Last Updated: Friday, 30 June 2017, 13:23 GMT

World Directory of Minorities and Indigenous Peoples - Uganda : Acholi

Publisher Minority Rights Group International
Publication Date 2008
Cite as Minority Rights Group International, World Directory of Minorities and Indigenous Peoples - Uganda : Acholi, 2008, available at: http://www.refworld.org/docid/49749c93c.html [accessed 30 June 2017]
DisclaimerThis is not a UNHCR publication. UNHCR is not responsible for, nor does it necessarily endorse, its content. Any views expressed are solely those of the author or publisher and do not necessarily reflect those of UNHCR, the United Nations or its Member States.

Profile


Estimated at 1.1 million, or 4.8 per cent of the population (2002 census) the Acholi live in Northern Uganda, in the districts Kitgum, Pader and Gulu.

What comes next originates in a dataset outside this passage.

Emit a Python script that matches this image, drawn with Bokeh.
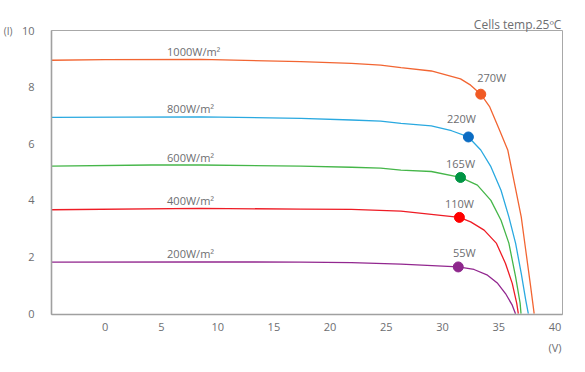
from bokeh.plotting import figure
from bokeh.models import Range1d, FixedTicker, LinearAxis, ColumnDataSource
from bokeh.core.properties import value
from bokeh.embed import file_html
from bokeh.resources import INLINE

# ---- data ----
v_1000 = [-4.8, 0, 8.5, 17.4, 21.9, 24.5, 26.3, 29.0, 31.6, 32.5, 33.4, 34.2, 35.0, 35.8, 36.4, 37.0, 37.4, 37.8, 38.15]
i_1000 = [8.95, 8.97, 8.98, 8.90, 8.84, 8.78, 8.69, 8.57, 8.29, 8.07, 7.75, 7.30, 6.55, 5.78, 4.60, 3.42, 2.24, 1.07, 0.0]

v_800 = [-4.8, 8.5, 17.4, 21.9, 24.5, 26.3, 29.0, 30.8, 32.3, 33.4, 34.3, 35.2, 35.9, 36.5, 37.0, 37.4, 37.63]
i_800 = [6.93, 6.95, 6.90, 6.84, 6.80, 6.72, 6.63, 6.46, 6.24, 5.78, 5.19, 4.36, 3.42, 2.48, 1.42, 0.48, 0.0]

v_600 = [-4.8, 4.1, 8.5, 17.4, 21.9, 24.5, 26.3, 29.0, 31.6, 33.1, 34.3, 35.2, 35.9, 36.5, 36.9, 36.98]
i_600 = [5.21, 5.25, 5.25, 5.21, 5.17, 5.14, 5.07, 5.02, 4.81, 4.54, 4.00, 3.30, 2.49, 1.30, 0.37, 0.0]

v_400 = [-4.8, 8.5, 17.4, 21.9, 26.3, 31.5, 32.5, 33.7, 34.8, 35.6, 36.2, 36.6, 36.74]
i_400 = [3.67, 3.72, 3.69, 3.68, 3.62, 3.40, 3.24, 2.95, 2.48, 1.77, 1.07, 0.36, 0.0]

v_200 = [-4.8, 8.5, 17.4, 21.9, 26.3, 31.4, 32.8, 34.0, 34.9, 35.6, 36.2, 36.49]
i_200 = [1.82, 1.83, 1.82, 1.80, 1.75, 1.65, 1.56, 1.36, 1.07, 0.71, 0.30, 0.0]

irradiance_labels = ["1000W/m²", "800W/m²", "600W/m²", "400W/m²", "200W/m²"]
mpp_labels = ["270W", "220W", "165W", "110W", "55W"]
mpp_v = [33.4, 32.3, 31.6, 31.5, 31.4]
mpp_i = [7.75, 6.24, 4.81, 3.40, 1.65]

x_ticks = [0, 5, 10, 15, 20, 25, 30, 35, 40]
y_ticks = [0, 2, 4, 6, 8, 10]
x_unit = "(V)"
y_unit = "(I)"
note = "Cells temp.25ºC"

# ---- styles ----
FONT = "Open Sans"
TXT = "#6d6e71"
line_colors = ["#f26532", "#2aa9e0", "#45b649", "#ee1c25", "#92278f"]
dot_colors = ["#f15a24", "#0b6cc3", "#009444", "#ff0000", "#8e278c"]
mpp_dx = [11, -7, 0, 0, 6]
mpp_dy = [-17, -18, -14, -14, -14]

p = figure(width=577, height=364, output_backend="svg", toolbar_location=None,
           x_range=Range1d(-4.78, 40.67), y_range=Range1d(-0.03, 10.0),
           min_border_left=50, min_border_right=15, min_border_top=30, min_border_bottom=50)
p.background_fill_color = "white"
p.border_fill_color = "white"
p.outline_line_color = "#a8a8a8"
p.outline_line_width = 1
p.xgrid.visible = False
p.ygrid.visible = False


def style(ax, size="11px"):
    ax.major_tick_line_color = None
    ax.minor_tick_line_color = None
    ax.major_label_text_font = FONT
    ax.major_label_text_font_size = size
    ax.major_label_text_color = TXT


# bottom axis
xa = p.xaxis[0]
style(xa)
xa.ticker = FixedTicker(ticks=x_ticks)
xa.axis_line_color = "#a0a0a0"
xa.axis_line_width = 1.6
xa.major_label_standoff = 2

# left axis
ya = p.yaxis[0]
style(ya)
ya.ticker = FixedTicker(ticks=y_ticks)
ya.axis_line_color = "#a0a0a0"
ya.axis_line_width = 1.6
ya.major_label_standoff = 11

# unit of the y axis, to the left of the 10
yu = LinearAxis(ticker=FixedTicker(ticks=[y_ticks[-1]]),
                major_label_overrides={y_ticks[-1]: y_unit})
style(yu, "10px")
yu.axis_line_color = None
yu.major_label_standoff = 0
p.add_layout(yu, "left")

# unit of the x axis, under the 40
xu = LinearAxis(ticker=FixedTicker(ticks=[x_ticks[-1]]),
                major_label_overrides={x_ticks[-1]: x_unit})
style(xu)
xu.axis_line_color = None
xu.major_label_standoff = 0
p.add_layout(xu, "below")

# note above the top right corner
NOTE_AT = 36.68
nu = LinearAxis(ticker=FixedTicker(ticks=[NOTE_AT]), major_label_overrides={NOTE_AT: note})
style(nu, "12px")
nu.axis_line_color = None
nu.major_label_standoff = -8
p.add_layout(nu, "above")

curves = [(v_1000, i_1000), (v_800, i_800), (v_600, i_600), (v_400, i_400), (v_200, i_200)]
for (vv, ii), c in zip(curves, line_colors):
    p.line(vv, ii, line_color=c, line_width=1.3)

# irradiance labels, just above each curve's flat part
lab_src = ColumnDataSource(dict(x=[5.5] * 5, y=[c[1][0] for c in curves], t=irradiance_labels))
p.text(x="x", y="y", text="t", source=lab_src, y_offset=-9,
       text_font=value(FONT), text_font_size="11px", text_color=TXT,
       text_align="left", text_baseline="middle")

# maximum power points
mpp_src = ColumnDataSource(dict(x=mpp_v, y=mpp_i, t=mpp_labels, c=dot_colors, dx=mpp_dx, dy=mpp_dy))
p.scatter(x="x", y="y", source=mpp_src, size=10, fill_color="c", line_color="c")
p.text(x="x", y="y", text="t", source=mpp_src, x_offset="dx", y_offset="dy",
       text_font=value(FONT), text_font_size="11px", text_color=TXT,
       text_align="center", text_baseline="middle")

open("out.html", "w").write(file_html(p, INLINE))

They are speakers of Western Nilotic languages, and are traditionally farmers.


Historical context


The Acholi have played a pivotal role in the turbulent post-independence era. Milton Obote the independence leader, relied heavily on the support of his fellow Luo-speakers - Acholi and Langi - in government. Similarly, General Okello Lutwa who toppled the Obote II regime, was an Acholi. But when Idi Amin over-threw Obote's first spell in power, and when Yoweri Musevini ousted Okello, the Acholi paid heavily for their allegiances. Under Amin's brutal regime, an estimated 300,000 died - many of them Acholi. Similarly, when Yoweri Museveni's National Resistance Army (NRA) took power in 1986, there were revenge killings and looting of livestock in the North of the country. In 1986 Alice Lakwena's charismatic Holy Spirit Movement mounted an insurgency in the Acholi region. This has continued in various guises ever since. From the Holy Spirit Movement, the notorious Lord's Resistance Army, led by Acholi Joseph Kony, emerged. His stated political aims are to rule Uganda according to the Biblical Ten Commandments. The cult-like militia has abducted an estimated 25,000 children over the years, forcing them to commit heinous atrocities against civilians. In response, Museveni's government forced 1.4 to 1.9 million civilians into camps where they ostensibly were to be protected by the Ugandan army. Yet the northerners living in these squalid camps were prone to attack by the LRA and the national army alike, and unable to raise their own food. The LRA received much of its financial, logistical and military support from the Khartoum government in neighbouring Sudan. With the signing of the Comprehensive Peace Agreement in Sudan in 2005, and the establishment of the ex-rebel Government of South Sudan in territory in which the LRA once operated freely, those lines of support have been substantially weakened, if not severed altogether. In 2005, the new International Criminal Court in The Hague issued arrest warrants for Joseph Kony and other top LRA commanders. The combination of the two events, have put pressure on the LRA to lay down its arms.


Current issues


Peace negotiations to end the long-running rebellion by the Lord's Resistance Army continued, while security in the north improved through 2007. The 20-year civil war has devastated the lives - and livelihoods - of the Acholi people of the north. But by September 2007, in a tangible sign of progress, the first refugee camps began to close, as families finally began to return home. In October 2007, for the first time in 20 years, two commanders of the LRA flew into Entebbe to consult on the ongoing peace talks.

At the height of the insurgency, some 1.8 million people were living in camps in the north. While the peace process holds out the prospect of ending the marginalization of the Acholi, Oxfam reported in September 2007 that many Acholi communities were concerned that the peace was fragile and would quickly unravel in the absence of a signed peace deal.